By FELICIA R. LEE
Published: February 5, 2008
“African-American Lives 2,” a four-part series on PBS that begins on Wednesday night, belies its sleepy name with the poetry of history, the magic of science and the allure of the family trees of Morgan Freeman, Chris Rock, Tina Turner, Don Cheadle, Tom Joyner and Maya Angelou.
It is the latest incarnation of the highly rated, critically successful star genealogy program that its host, the Harvard professor Henry Louis Gates Jr., presented in 2006. Then Oprah Winfrey, Chris Tucker, Quincy Jones and Whoopi Goldberg were among Professor Gates’s eight guests for “African-American Lives.” That was followed in 2007 by “Oprah’s Roots.”
This time scientists use DNA samples, and scholars peruse slave ship records, wills and other documents to recreate the histories of 12 people, including Professor Gates and one Everywoman guest.
“I conceived of these series as roots in a test tube,” Professor Gates says early in “Lives,” which will be broadcast on most PBS stations in two hourlong episodes on Wednesday and two on Feb. 13. Through the prism of the individual stories of rapes of black women, the failed promise of Reconstruction, the great migration of black Southerners to the North, the struggle for education, land, and freedom, Professor Gates lays bare the basic contradiction of the American dream.
Mr.

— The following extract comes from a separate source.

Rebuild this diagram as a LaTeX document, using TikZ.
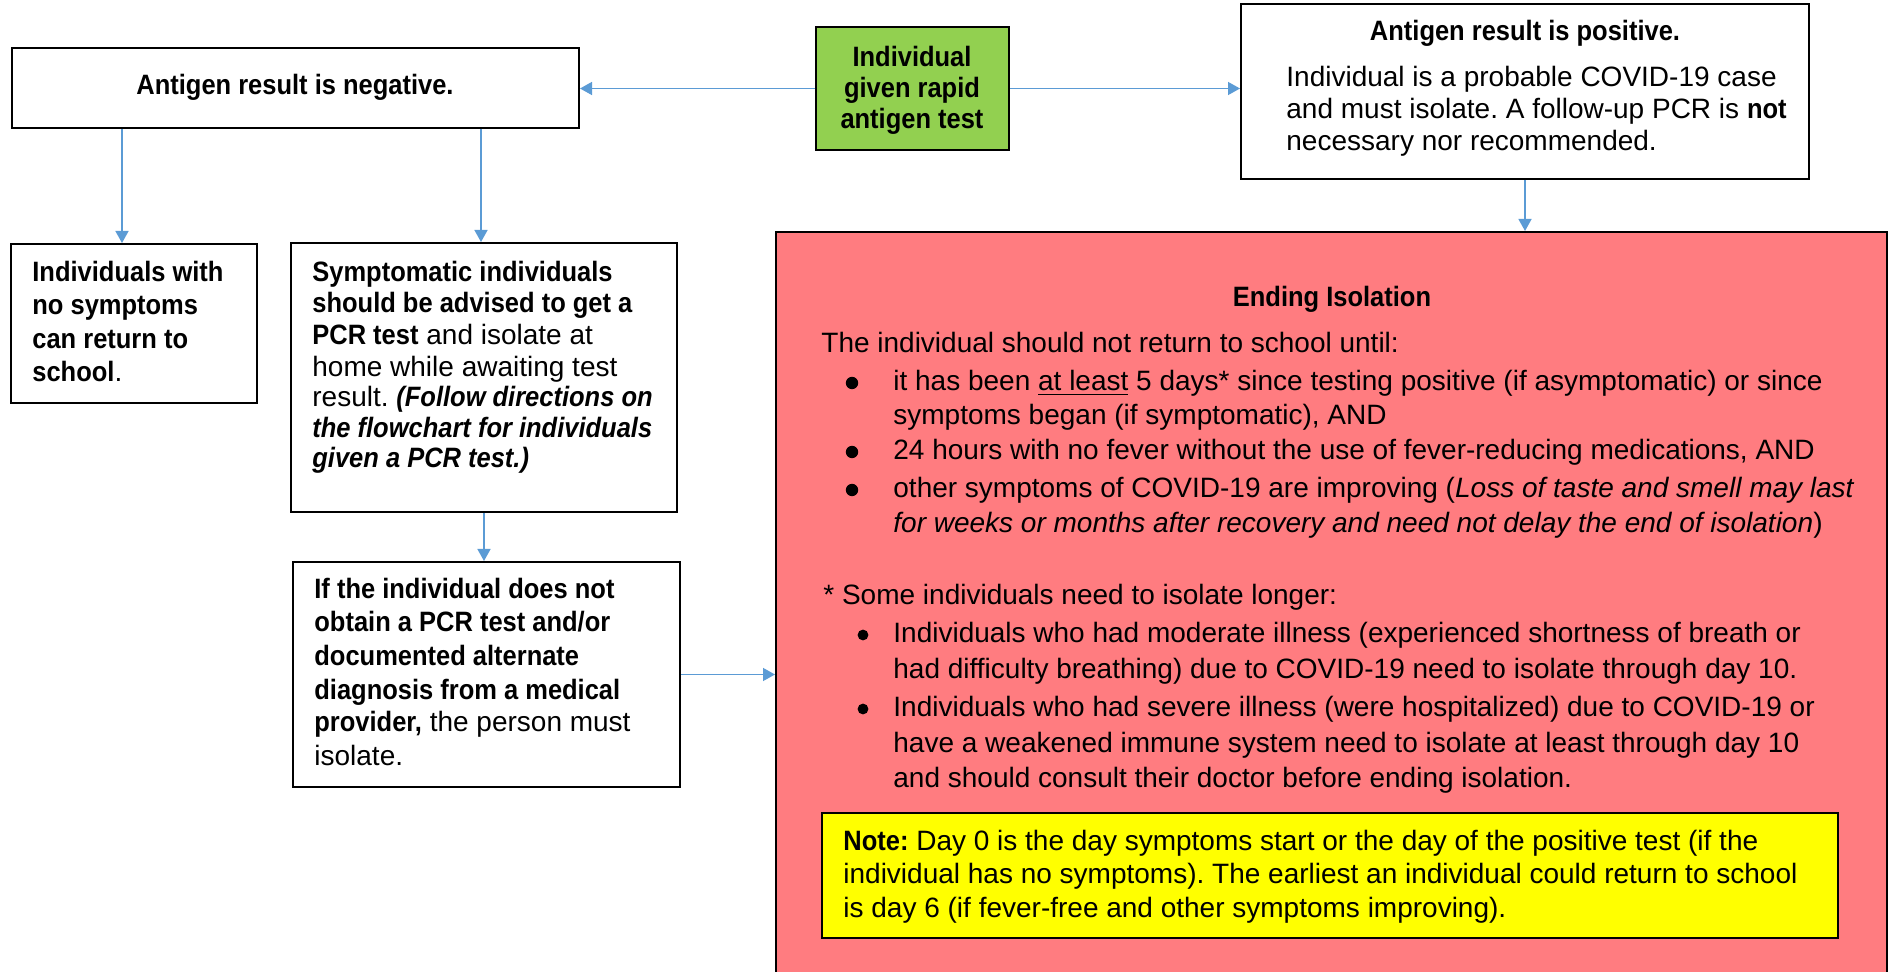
\documentclass[tikz,border=0pt]{standalone}
\usepackage{fontspec}
\setmainfont{Liberation Sans}[BoldFeatures={FakeStretch=0.91},BoldItalicFeatures={FakeStretch=0.91}]
\usetikzlibrary{arrows.meta,fit}
\definecolor{pinkfill}{HTML}{FF7C80}
\definecolor{grn}{HTML}{92D050}
\definecolor{arrblue}{HTML}{5B9BD5}
\definecolor{ylw}{HTML}{FFFF00}
\frenchspacing
\begin{document}
\begin{tikzpicture}[x=0.5pt,y=-0.5pt,
  box/.style={draw=black,line width=1pt,inner sep=0pt},
  ln/.style={anchor=base west,inner sep=0pt,font=\fontsize{14}{17}\selectfont\frenchspacing},
  cl/.style={anchor=base,inner sep=0pt,font=\fontsize{14}{17}\selectfont\frenchspacing},
  bigbul/.style={circle,fill=black,inner sep=0pt,minimum size=6.2pt},
  smlbul/.style={circle,fill=black,inner sep=0pt,minimum size=5.4pt},
  arr/.style={draw=arrblue,line width=0.7pt,-{Triangle[width=6.5pt,length=6pt]}}]
\clip (0,0) rectangle (1896,972);
\fill[white] (0,0) rectangle (1896,972);

% top row
\node[box,fit={(12,48) (579,128)}] (neg) {};
\node[cl] (negt) at (295,95) {\textbf{Antigen result is negative.}};

\node[box,fill=grn,fit={(816,27) (1009,150)}] (gr) {};
\node[cl] (gr1) at (912,67) {\textbf{Individual}};
\node[cl] (gr2) at (912,98) {\textbf{given rapid}};
\node[cl] (gr3) at (912,129) {\textbf{antigen test}};

\node[box,fit={(1241,4) (1809,179)}] (pos) {};
\node[cl] (post) at (1525,41) {\textbf{Antigen result is positive.}};
\node[ln] (pos1) at (1286,87) {Individual is a probable COVID-19 case};
\node[ln] (pos2) at (1286,119) {and must isolate. A follow-up PCR is \textbf{not}};
\node[ln] (pos3) at (1286,151) {necessary nor recommended.};

% left column
\node[box,fit={(11,244) (257,403)}] (boxA) {};
\node[ln] (a1) at (32,282) {\textbf{Individuals with}};
\node[ln] (a2) at (32,315) {\textbf{no symptoms}};
\node[ln] (a3) at (32,349) {\textbf{can return to}};
\node[ln] (a4) at (32,382) {\textbf{school}.};

\node[box,fit={(291,243) (677,512)}] (boxB) {};
\node[ln] (b1) at (312,282) {\textbf{Symptomatic individuals}};
\node[ln] (b2) at (312,313) {\textbf{should be advised to get a}};
\node[ln] (b3) at (312,345) {\textbf{PCR test} and isolate at};
\node[ln] (b4) at (312,377) {home while awaiting test};
\node[ln] (b5) at (312,407) {result. \textbf{\textit{(Follow directions on}}};
\node[ln] (b6) at (312,438) {\textbf{\textit{the flowchart for individuals}}};
\node[ln] (b7) at (312,468) {\textbf{\textit{given a PCR test.)}}};

\node[box,fit={(293,562) (680,787)}] (boxC) {};
\node[ln] (c1) at (314,599) {\textbf{If the individual does not}};
\node[ln] (c2) at (314,632) {\textbf{obtain a PCR test and/or}};
\node[ln] (c3) at (314,666) {\textbf{documented alternate}};
\node[ln] (c4) at (314,699) {\textbf{diagnosis from a medical}};
\node[ln] (c5) at (314,732) {\textbf{provider,} the person must};
\node[ln] (c6) at (314,765) {isolate.};

% pink box
\node[box,fill=pinkfill,fit={(776,232) (1887,1000)}] (pink) {};
\node[cl] (pt) at (1332,307) {\textbf{Ending Isolation}};
\node[ln] (p1) at (821,353) {The individual should not return to school until:};
\node[bigbul] (pb1) at (852,383) {};
\node[ln] (p2) at (893,391) {it has been \underline{at least} 5 days* since testing positive (if asymptomatic) or since};
\node[ln] (p3) at (893,425) {symptoms began (if symptomatic), AND};
\node[bigbul] (pb2) at (852,452) {};
\node[ln] (p4) at (893,460) {24 hours with no fever without the use of fever-reducing medications, AND};
\node[bigbul] (pb3) at (852,490) {};
\node[ln] (p5) at (893,498) {other symptoms of COVID-19 are improving (\textit{Loss of taste and smell may last}};
\node[ln] (p6) at (893,533) {\textit{for weeks or months after recovery and need not delay the end of isolation})};
\node[ln] (p7) at (823,605) {* Some individuals need to isolate longer:};
\node[smlbul] (sb1) at (863,635) {};
\node[ln] (p8) at (893,643) {Individuals who had moderate illness (experienced shortness of breath or};
\node[ln] (p9) at (893,679) {had difficulty breathing) due to COVID-19 need to isolate through day 10.};
\node[smlbul] (sb2) at (863,709) {};
\node[ln] (p10) at (893,717) {Individuals who had severe illness (were hospitalized) due to COVID-19 or};
\node[ln] (p11) at (893,753) {have a weakened immune system need to isolate at least through day 10};
\node[ln] (p12) at (893,787) {and should consult their doctor before ending isolation.};

\node[box,fill=ylw,fit={(822,813) (1838,938)}] (note) {};
\node[ln] (n1) at (843,850) {\textbf{Note:} Day 0 is the day symptoms start or the day of the positive test (if the};
\node[ln] (n2) at (843,883) {individual has no symptoms). The earliest an individual could return to school};
\node[ln] (n3) at (843,917) {is day 6 (if fever-free and other symptoms improving).};

% connectors
\coordinate (xa) at (122,0);
\coordinate (xb) at (481,0);
\draw[arr] (gr.west) -- (gr.west -| neg.east);
\draw[arr] (gr.east) -- (gr.east -| pos.west);
\draw[arr] (pos.south) -- (pos.south |- pink.north);
\draw[arr] (neg.south -| xa) -- (boxA.north -| xa);
\draw[arr] (neg.south -| xb) -- (boxB.north -| xb);
\draw[arr] (boxB.south) -- (boxB.south |- boxC.north);
\draw[arr] (boxC.east) -- (boxC.east -| pink.west);
\end{tikzpicture}
\end{document}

Rock can be seen wiping away a tear after learning that his great-great-grandfather fought in the Civil War, served in the South Carolina Legislature, and died owning dozens of acres of land. He never knew any of that history, Mr. Rock says in the program. He recounts growing up in a working-class Brooklyn neighborhood and being bused to a white school where he was bullied.
“Until I lucked into a comedy club at, you know, age 20, just on a whim, I assumed I would pick up things for white people for the rest of my life,” Mr. Rock says. “If I’d known this, it would have taken away the inevitability that I was going to be nothing.”

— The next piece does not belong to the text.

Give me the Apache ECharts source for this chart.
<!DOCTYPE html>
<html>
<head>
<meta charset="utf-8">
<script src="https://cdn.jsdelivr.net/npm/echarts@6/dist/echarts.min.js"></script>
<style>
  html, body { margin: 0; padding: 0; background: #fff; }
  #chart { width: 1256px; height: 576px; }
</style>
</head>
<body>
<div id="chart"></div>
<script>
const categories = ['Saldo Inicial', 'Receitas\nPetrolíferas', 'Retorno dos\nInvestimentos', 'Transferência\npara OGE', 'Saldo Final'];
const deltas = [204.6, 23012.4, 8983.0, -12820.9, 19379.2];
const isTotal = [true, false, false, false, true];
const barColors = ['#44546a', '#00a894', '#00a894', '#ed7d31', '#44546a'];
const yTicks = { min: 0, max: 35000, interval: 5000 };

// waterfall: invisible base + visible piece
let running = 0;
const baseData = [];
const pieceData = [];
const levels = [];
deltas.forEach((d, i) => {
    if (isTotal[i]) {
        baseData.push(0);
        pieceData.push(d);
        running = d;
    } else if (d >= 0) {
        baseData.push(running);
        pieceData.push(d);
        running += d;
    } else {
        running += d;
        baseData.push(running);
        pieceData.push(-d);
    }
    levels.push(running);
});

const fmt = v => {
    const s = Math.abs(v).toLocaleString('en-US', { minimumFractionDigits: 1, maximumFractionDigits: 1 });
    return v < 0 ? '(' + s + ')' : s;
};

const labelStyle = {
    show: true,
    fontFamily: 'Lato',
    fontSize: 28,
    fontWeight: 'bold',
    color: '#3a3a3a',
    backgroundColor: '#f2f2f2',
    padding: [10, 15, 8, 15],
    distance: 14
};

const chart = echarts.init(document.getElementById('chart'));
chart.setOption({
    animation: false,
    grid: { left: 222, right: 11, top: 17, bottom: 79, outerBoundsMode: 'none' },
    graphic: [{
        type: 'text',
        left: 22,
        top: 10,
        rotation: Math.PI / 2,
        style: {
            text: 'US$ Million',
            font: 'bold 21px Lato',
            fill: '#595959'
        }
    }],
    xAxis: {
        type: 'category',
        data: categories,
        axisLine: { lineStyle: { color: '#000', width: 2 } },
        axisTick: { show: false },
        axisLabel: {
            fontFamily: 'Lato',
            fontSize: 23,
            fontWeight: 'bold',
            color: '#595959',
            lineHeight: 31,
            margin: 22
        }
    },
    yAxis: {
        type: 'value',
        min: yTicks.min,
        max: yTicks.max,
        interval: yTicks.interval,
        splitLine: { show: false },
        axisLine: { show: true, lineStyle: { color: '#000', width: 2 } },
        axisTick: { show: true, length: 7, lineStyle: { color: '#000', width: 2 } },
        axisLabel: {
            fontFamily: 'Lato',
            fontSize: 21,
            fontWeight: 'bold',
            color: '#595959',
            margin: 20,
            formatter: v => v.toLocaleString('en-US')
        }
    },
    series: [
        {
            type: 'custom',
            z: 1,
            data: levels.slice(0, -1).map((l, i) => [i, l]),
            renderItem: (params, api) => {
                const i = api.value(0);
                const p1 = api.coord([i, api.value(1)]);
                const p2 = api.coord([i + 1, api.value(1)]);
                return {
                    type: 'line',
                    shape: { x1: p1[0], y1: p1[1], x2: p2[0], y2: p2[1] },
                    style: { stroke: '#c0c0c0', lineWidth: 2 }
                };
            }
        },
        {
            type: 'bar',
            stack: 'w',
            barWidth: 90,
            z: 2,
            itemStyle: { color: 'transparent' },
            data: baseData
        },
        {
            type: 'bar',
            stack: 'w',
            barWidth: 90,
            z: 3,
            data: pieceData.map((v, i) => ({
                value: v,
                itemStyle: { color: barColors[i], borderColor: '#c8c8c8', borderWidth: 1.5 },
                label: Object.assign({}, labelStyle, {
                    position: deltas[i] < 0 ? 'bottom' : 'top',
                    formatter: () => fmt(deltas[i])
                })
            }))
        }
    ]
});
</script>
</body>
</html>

Along with the triumphs are the inevitable tragedies. Tom Joyner, the celebrity radio personality, is shaken to learn that in 1915 an all-white jury in South Carolina convicted his two great-uncles of killing a white man. They were prosperous landowners, but were sent to the electric chair, even though evidence uncovered by the “Lives” researchers suggests their innocence. Mr. Joyner and Professor Gates said they planned to petition the South Carolina government to exonerate them posthumously.
Mr. Joyner is seen in “Lives” gathered with his extended family, reading old newspaper articles and learning a story that had been lost.
“I have had mixed emotions — grief, anger, pride,” Mr. Joyner said in an interview about the program’s revelations, adding, “If you feel — and all of us have these feelings — that you can’t go any further, think about the people in your past and what they survived.”
In addition to the celebrities, the “Lives” interview subjects include Bliss Broyard, a writer whose father, Anatole Broyard, a New York Times book critic and editor, was black and passed for white; the Rev. Peter J. Gomes, a Harvard theologian; Linda Johnson Rice, president and chief executive of the company that publishes Ebony and Jet magazines; Jackie Joyner-Kersee, the Olympic gold-medal athlete; and Kathleen Henderson, a University of Dayton administrator who competed with more than 2,000 entrants to be on the program.
Professor Gates, a co-founder of the genealogy Web site AfricanDNA.com and the director of the W. E. B. Du Bois Institute for African and African American Research at Harvard, keeps things going at a rapid pace for his guests. He whips out photographs of former slave masters (who were sometimes relatives), pinpoints the African countries of ancestors and travels to Ireland himself to track down his Irish roots. In the last episode everyone learns his or her percentage of European, Native American and African blood.
“These stories are much more in-depth than those in ‘African-American Lives,’ ” Mr. Gates said in a recent telephone interview. “Then, a lot of documents had not been digitized, and we’ve learned to interpret the DNA testing better, with more subtlety and sophistication.”
In one of the stories Morgan Freeman puzzles over the nature of the relationship between his white great-great-grandfather and African-American great-great-grandmother, who had eight children together. His great-great grandfather’s employer owned her.
“I don’t know, really,” Mr. Freeman replies when Professor Gates asks him how that information makes him feel.
But, in a twist, the “Lives” researchers discovered that Mr. Morgan’s white great-great grandfather sold land to his biracial sons. And they found the great-great-grandparents’ headstones on that land in Mississippi, side by side, bearing the same last name and surrounded by the graves of their children.